# Written instruction:
Retype all material exactly. Pictures stay out of the copy.

# Information provided:
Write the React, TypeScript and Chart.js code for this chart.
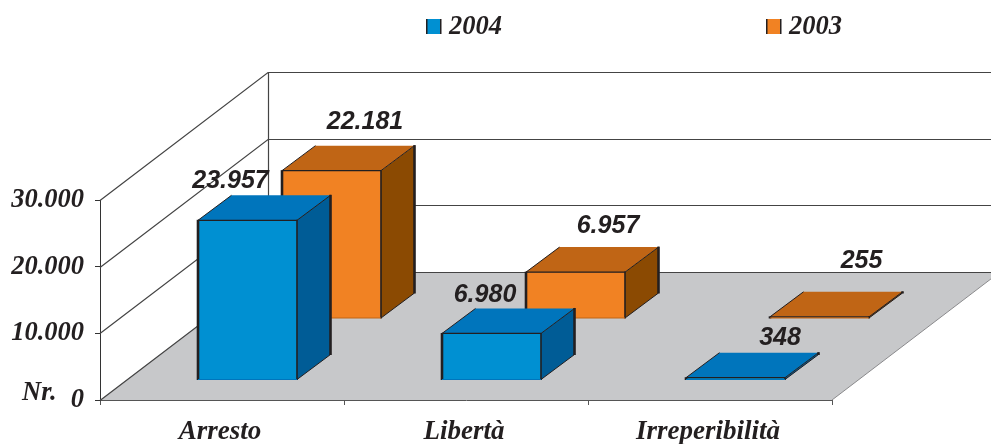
import React, { useEffect, useRef } from "react";
import { Chart, registerables } from "chart.js";

Chart.register(...registerables);

const categories = ["Arresto", "Libertà", "Irreperibilità"];
const values2004 = [23957, 6980, 348];
const values2003 = [22181, 6957, 255];
const yTicks = [0, 10000, 20000, 30000];

const INK = "#231f20";
const SERIF = '"Liberation Serif", serif';
const SANS = '"Liberation Sans", sans-serif';

// Look of the two rows of the 3D chart
const rows = [
  { front: "#0090d2", top: "#0075bc", side: "#005c96", shift: [25.5, -20] },
  { front: "#f18223", top: "#c06515", side: "#8b4a02", shift: [109.5, -81.5] },
];
const barDepth = [33.5, -25];
const wallDepth = [168, -128];
const labelNudges = [
  [[-17, -39], [-6.5, -38], [44.5, -40]],
  [[33.5, -49], [32.5, -46], [42, -56]],
];

const fmt = (v: number) => String(v).replace(/\B(?=(\d{3})+(?!\d))/g, ".");

const scene3d = {
  id: "scene3d",
  beforeDatasetsDraw(chart: any) {
    const { ctx, scales, chartArea } = chart;
    const y = scales.y;
    const { left, right, bottom } = chartArea;
    const [dx, dy] = wallDepth;
    ctx.save();
    ctx.fillStyle = "#c7c8ca";
    ctx.beginPath();
    ctx.moveTo(left, bottom);
    ctx.lineTo(right, bottom);
    ctx.lineTo(right + dx, bottom + dy);
    ctx.lineTo(left + dx, bottom + dy);
    ctx.closePath();
    ctx.fill();

    ctx.strokeStyle = "#8a8a8c";
    ctx.lineWidth = 1;
    ctx.beginPath();
    ctx.moveTo(right, bottom);
    ctx.lineTo(right + dx, bottom + dy);
    ctx.stroke();

    ctx.strokeStyle = "#444";
    ctx.lineWidth = 1.2;
    ctx.beginPath();
    for (const t of yTicks) {
      const py = Math.round(y.getPixelForValue(t)) + 0.5;
      ctx.moveTo(left, py);
      ctx.lineTo(left + dx, py + dy);
      ctx.lineTo(chart.width + 2, py + dy);
    }
    ctx.moveTo(left + dx + 0.5, y.getPixelForValue(30000) + dy);
    ctx.lineTo(left + dx + 0.5, bottom + dy);
    ctx.stroke();
    ctx.restore();

    // legend
    ctx.save();
    ctx.font = `italic bold 26.5px ${SERIF}`;
    ctx.textAlign = "left";
    ctx.textBaseline = "middle";
    chart.data.datasets.forEach((d: any, i: number) => {
      const bx = [426, 766][i];
      ctx.fillStyle = rows[i].front;
      ctx.fillRect(bx, 19, 15, 15);
      ctx.fillStyle = INK;
      ctx.fillRect(bx, 19, 1.5, 15);
      ctx.fillRect(bx + 14, 19, 1.5, 15);
      ctx.fillText(d.label, bx + 23, 27);
    });
    ctx.fillStyle = INK;
    ctx.fillText("Nr.", 22, 393);
    ctx.restore();
  },
  beforeDatasetDraw() {
    return false;
  },
  afterDatasetsDraw(chart: any) {
    const { ctx } = chart;
    const [bx, by] = barDepth;
    const seg = (x1: number, y1: number, x2: number, y2: number, w: number, c: string = INK) => {
      ctx.strokeStyle = c;
      ctx.lineWidth = w;
      ctx.beginPath();
      ctx.moveTo(x1, y1);
      ctx.lineTo(x2, y2);
      ctx.stroke();
    };
    ctx.save();
    ctx.lineCap = "butt";
    for (const i of [1, 0]) {
      const meta = chart.getDatasetMeta(i);
      const r = rows[i];
      meta.data.forEach((el: any) => {
        const { x, y, base, width } = el.getProps(["x", "y", "base", "width"], true);
        const l = x - width / 2 + r.shift[0];
        const w = width;
        const t = y + r.shift[1];
        const b = base + r.shift[1];
        // side
        ctx.fillStyle = r.side;
        ctx.beginPath();
        ctx.moveTo(l + w, t);
        ctx.lineTo(l + w + bx, t + by);
        ctx.lineTo(l + w + bx, b + by);
        ctx.lineTo(l + w, b);
        ctx.closePath();
        ctx.fill();
        // top
        ctx.fillStyle = r.top;
        ctx.beginPath();
        ctx.moveTo(l, t);
        ctx.lineTo(l + bx, t + by);
        ctx.lineTo(l + w + bx, t + by);
        ctx.lineTo(l + w, t);
        ctx.closePath();
        ctx.fill();
        // front
        ctx.fillStyle = r.front;
        ctx.fillRect(l, t, w, b - t);
        // edges
        seg(l, t, l + bx, t + by, 1);
        seg(l + w, t, l + w + bx, t + by, 1);
        seg(l + w, b, l + w + bx, b + by, 1);
        seg(l + w + bx, t + by - 0.5, l + w + bx, b + by + 0.5, 2.6);
        seg(l, t - 0.5, l, b + 0.5, 2.6);
        seg(l + w, t - 0.5, l + w, b + 0.5, 1.6);
        seg(l, t, l + w, t, 1.2);
        seg(l, b, l + w, b, 1, r.top);
      });
    }
    // value labels
    ctx.fillStyle = INK;
    ctx.font = `italic bold 25px ${SANS}`;
    ctx.textAlign = "center";
    ctx.textBaseline = "middle";
    for (const i of [1, 0]) {
      const meta = chart.getDatasetMeta(i);
      const r = rows[i];
      meta.data.forEach((el: any, j: number) => {
        const { x, y } = el.getProps(["x", "y"], true);
        const v = chart.data.datasets[i].data[j];
        const [nx, ny] = labelNudges[i][j];
        ctx.fillText(fmt(v), x + r.shift[0] + nx, y + r.shift[1] + ny);
      });
    }
    ctx.restore();
  },
};

export default function App() {
  const ref = useRef<HTMLCanvasElement>(null);
  useEffect(() => {
    const chart = new Chart(ref.current!, {
      type: "bar",
      data: {
        labels: categories,
        datasets: [
          { label: "2004", data: values2004, backgroundColor: rows[0].front, grouped: false, barPercentage: 99 / 244, categoryPercentage: 1 },
          { label: "2003", data: values2003, backgroundColor: rows[1].front, grouped: false, barPercentage: 99 / 244, categoryPercentage: 1 },
        ] as any,
      },
      options: {
        animation: false,
        responsive: false,
        layout: { padding: { top: 200, right: 159, left: 0, bottom: 0 } },
        plugins: { legend: { display: false }, tooltip: { enabled: false } },
        scales: {
          x: {
            afterFit: (s: any) => { s.height = 44; },
            grid: { drawOnChartArea: false, drawTicks: true, tickLength: 5, color: "#555", offset: true },
            border: { color: "#555" },
            ticks: { color: INK, font: { family: SERIF, size: 27, weight: "bold", style: "italic" }, padding: 11, labelOffset: -2, maxRotation: 0 },
          },
          y: {
            min: 0,
            max: 30000,
            afterFit: (s: any) => { s.width = 100; },
            grid: { drawOnChartArea: false, drawTicks: true, tickLength: 5, color: "#333" },
            border: { color: "#333" },
            ticks: {
              stepSize: 10000,
              color: INK,
              padding: 11,
              font: { family: SERIF, size: 26.5, weight: "bold", style: "italic" },
              callback: (v: any) => fmt(v),
            },
          },
        },
      } as any,
      plugins: [scene3d as any],
    });
    return () => chart.destroy();
  }, []);
  return (
    <div style={{ position: "fixed", left: 0, top: 0, width: 991, height: 444, background: "#fff" }}>
      <canvas ref={ref} width={991} height={444} style={{ display: "block" }} />
    </div>
  );
}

# Solution for this exercise:
Write the React, TypeScript and Chart.js code for this chart.
import React, { useEffect, useRef } from "react";
import { Chart, registerables } from "chart.js";

Chart.register(...registerables);

const categories = ["Arresto", "Libertà", "Irreperibilità"];
const values2004 = [23957, 6980, 348];
const values2003 = [22181, 6957, 255];
const yTicks = [0, 10000, 20000, 30000];

const INK = "#231f20";
const SERIF = '"Liberation Serif", serif';
const SANS = '"Liberation Sans", sans-serif';

// Look of the two rows of the 3D chart
const rows = [
  { front: "#0090d2", top: "#0075bc", side: "#005c96", shift: [25.5, -20] },
  { front: "#f18223", top: "#c06515", side: "#8b4a02", shift: [109.5, -81.5] },
];
const barDepth = [33.5, -25];
const wallDepth = [168, -128];
const labelNudges = [
  [[-17, -39], [-6.5, -38], [44.5, -40]],
  [[33.5, -49], [32.5, -46], [42, -56]],
];

const fmt = (v: number) => String(v).replace(/\B(?=(\d{3})+(?!\d))/g, ".");

const scene3d = {
  id: "scene3d",
  beforeDatasetsDraw(chart: any) {
    const { ctx, scales, chartArea } = chart;
    const y = scales.y;
    const { left, right, bottom } = chartArea;
    const [dx, dy] = wallDepth;
    ctx.save();
    ctx.fillStyle = "#c7c8ca";
    ctx.beginPath();
    ctx.moveTo(left, bottom);
    ctx.lineTo(right, bottom);
    ctx.lineTo(right + dx, bottom + dy);
    ctx.lineTo(left + dx, bottom + dy);
    ctx.closePath();
    ctx.fill();

    ctx.strokeStyle = "#8a8a8c";
    ctx.lineWidth = 1;
    ctx.beginPath();
    ctx.moveTo(right, bottom);
    ctx.lineTo(right + dx, bottom + dy);
    ctx.stroke();

    ctx.strokeStyle = "#444";
    ctx.lineWidth = 1.2;
    ctx.beginPath();
    for (const t of yTicks) {
      const py = Math.round(y.getPixelForValue(t)) + 0.5;
      ctx.moveTo(left, py);
      ctx.lineTo(left + dx, py + dy);
      ctx.lineTo(chart.width + 2, py + dy);
    }
    ctx.moveTo(left + dx + 0.5, y.getPixelForValue(30000) + dy);
    ctx.lineTo(left + dx + 0.5, bottom + dy);
    ctx.stroke();
    ctx.restore();

    // legend
    ctx.save();
    ctx.font = `italic bold 26.5px ${SERIF}`;
    ctx.textAlign = "left";
    ctx.textBaseline = "middle";
    chart.data.datasets.forEach((d: any, i: number) => {
      const bx = [426, 766][i];
      ctx.fillStyle = rows[i].front;
      ctx.fillRect(bx, 19, 15, 15);
      ctx.fillStyle = INK;
      ctx.fillRect(bx, 19, 1.5, 15);
      ctx.fillRect(bx + 14, 19, 1.5, 15);
      ctx.fillText(d.label, bx + 23, 27);
    });
    ctx.fillStyle = INK;
    ctx.fillText("Nr.", 22, 393);
    ctx.restore();
  },
  beforeDatasetDraw() {
    return false;
  },
  afterDatasetsDraw(chart: any) {
    const { ctx } = chart;
    const [bx, by] = barDepth;
    const seg = (x1: number, y1: number, x2: number, y2: number, w: number, c: string = INK) => {
      ctx.strokeStyle = c;
      ctx.lineWidth = w;
      ctx.beginPath();
      ctx.moveTo(x1, y1);
      ctx.lineTo(x2, y2);
      ctx.stroke();
    };
    ctx.save();
    ctx.lineCap = "butt";
    for (const i of [1, 0]) {
      const meta = chart.getDatasetMeta(i);
      const r = rows[i];
      meta.data.forEach((el: any) => {
        const { x, y, base, width } = el.getProps(["x", "y", "base", "width"], true);
        const l = x - width / 2 + r.shift[0];
        const w = width;
        const t = y + r.shift[1];
        const b = base + r.shift[1];
        // side
        ctx.fillStyle = r.side;
        ctx.beginPath();
        ctx.moveTo(l + w, t);
        ctx.lineTo(l + w + bx, t + by);
        ctx.lineTo(l + w + bx, b + by);
        ctx.lineTo(l + w, b);
        ctx.closePath();
        ctx.fill();
        // top
        ctx.fillStyle = r.top;
        ctx.beginPath();
        ctx.moveTo(l, t);
        ctx.lineTo(l + bx, t + by);
        ctx.lineTo(l + w + bx, t + by);
        ctx.lineTo(l + w, t);
        ctx.closePath();
        ctx.fill();
        // front
        ctx.fillStyle = r.front;
        ctx.fillRect(l, t, w, b - t);
        // edges
        seg(l, t, l + bx, t + by, 1);
        seg(l + w, t, l + w + bx, t + by, 1);
        seg(l + w, b, l + w + bx, b + by, 1);
        seg(l + w + bx, t + by - 0.5, l + w + bx, b + by + 0.5, 2.6);
        seg(l, t - 0.5, l, b + 0.5, 2.6);
        seg(l + w, t - 0.5, l + w, b + 0.5, 1.6);
        seg(l, t, l + w, t, 1.2);
        seg(l, b, l + w, b, 1, r.top);
      });
    }
    // value labels
    ctx.fillStyle = INK;
    ctx.font = `italic bold 25px ${SANS}`;
    ctx.textAlign = "center";
    ctx.textBaseline = "middle";
    for (const i of [1, 0]) {
      const meta = chart.getDatasetMeta(i);
      const r = rows[i];
      meta.data.forEach((el: any, j: number) => {
        const { x, y } = el.getProps(["x", "y"], true);
        const v = chart.data.datasets[i].data[j];
        const [nx, ny] = labelNudges[i][j];
        ctx.fillText(fmt(v), x + r.shift[0] + nx, y + r.shift[1] + ny);
      });
    }
    ctx.restore();
  },
};

export default function App() {
  const ref = useRef<HTMLCanvasElement>(null);
  useEffect(() => {
    const chart = new Chart(ref.current!, {
      type: "bar",
      data: {
        labels: categories,
        datasets: [
          { label: "2004", data: values2004, backgroundColor: rows[0].front, grouped: false, barPercentage: 99 / 244, categoryPercentage: 1 },
          { label: "2003", data: values2003, backgroundColor: rows[1].front, grouped: false, barPercentage: 99 / 244, categoryPercentage: 1 },
        ] as any,
      },
      options: {
        animation: false,
        responsive: false,
        layout: { padding: { top: 200, right: 159, left: 0, bottom: 0 } },
        plugins: { legend: { display: false }, tooltip: { enabled: false } },
        scales: {
          x: {
            afterFit: (s: any) => { s.height = 44; },
            grid: { drawOnChartArea: false, drawTicks: true, tickLength: 5, color: "#555", offset: true },
            border: { color: "#555" },
            ticks: { color: INK, font: { family: SERIF, size: 27, weight: "bold", style: "italic" }, padding: 11, labelOffset: -2, maxRotation: 0 },
          },
          y: {
            min: 0,
            max: 30000,
            afterFit: (s: any) => { s.width = 100; },
            grid: { drawOnChartArea: false, drawTicks: true, tickLength: 5, color: "#333" },
            border: { color: "#333" },
            ticks: {
              stepSize: 10000,
              color: INK,
              padding: 11,
              font: { family: SERIF, size: 26.5, weight: "bold", style: "italic" },
              callback: (v: any) => fmt(v),
            },
          },
        },
      } as any,
      plugins: [scene3d as any],
    });
    return () => chart.destroy();
  }, []);
  return (
    <div style={{ position: "fixed", left: 0, top: 0, width: 991, height: 444, background: "#fff" }}>
      <canvas ref={ref} width={991} height={444} style={{ display: "block" }} />
    </div>
  );
}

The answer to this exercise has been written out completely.